== Stored data ==

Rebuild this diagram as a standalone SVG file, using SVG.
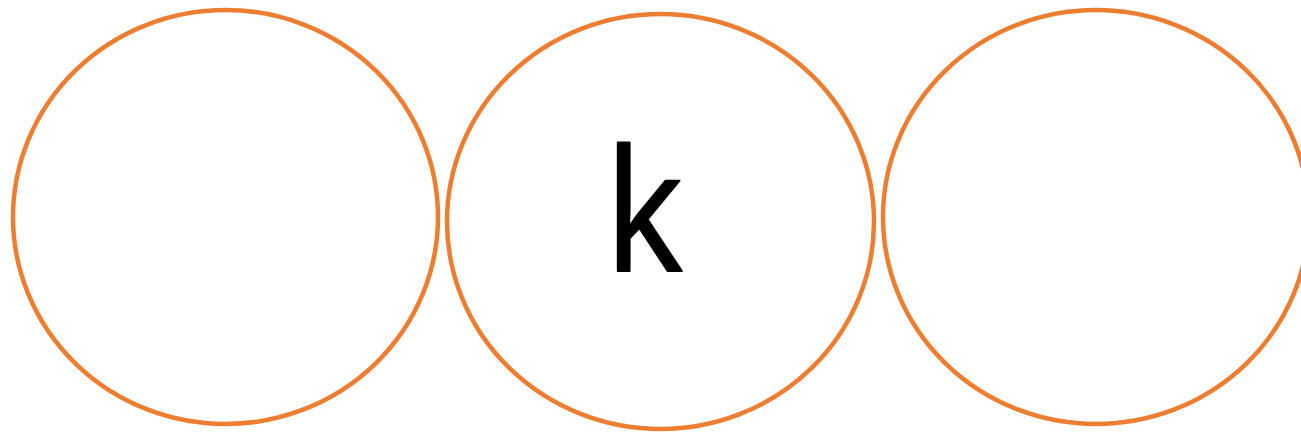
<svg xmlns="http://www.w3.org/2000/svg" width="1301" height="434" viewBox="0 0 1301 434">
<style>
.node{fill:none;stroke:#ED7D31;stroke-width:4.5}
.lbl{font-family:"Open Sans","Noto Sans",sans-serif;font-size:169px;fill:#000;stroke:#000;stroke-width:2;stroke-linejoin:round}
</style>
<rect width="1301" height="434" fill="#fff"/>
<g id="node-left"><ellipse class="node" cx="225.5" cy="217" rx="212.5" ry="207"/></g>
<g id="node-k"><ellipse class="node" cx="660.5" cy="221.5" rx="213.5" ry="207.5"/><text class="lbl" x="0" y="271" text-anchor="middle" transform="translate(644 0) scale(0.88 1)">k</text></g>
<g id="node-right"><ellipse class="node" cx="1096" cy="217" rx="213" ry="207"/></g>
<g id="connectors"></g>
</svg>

== Problem description ==
Reproduce the material word for word. Any pictures should be left out of the copy.

== Result for this exercise ==
Rebuild this diagram as a standalone SVG file, using SVG.
<svg xmlns="http://www.w3.org/2000/svg" width="1301" height="434" viewBox="0 0 1301 434">
<style>
.node{fill:none;stroke:#ED7D31;stroke-width:4.5}
.lbl{font-family:"Open Sans","Noto Sans",sans-serif;font-size:169px;fill:#000;stroke:#000;stroke-width:2;stroke-linejoin:round}
</style>
<rect width="1301" height="434" fill="#fff"/>
<g id="node-left"><ellipse class="node" cx="225.5" cy="217" rx="212.5" ry="207"/></g>
<g id="node-k"><ellipse class="node" cx="660.5" cy="221.5" rx="213.5" ry="207.5"/><text class="lbl" x="0" y="271" text-anchor="middle" transform="translate(644 0) scale(0.88 1)">k</text></g>
<g id="node-right"><ellipse class="node" cx="1096" cy="217" rx="213" ry="207"/></g>
<g id="connectors"></g>
</svg>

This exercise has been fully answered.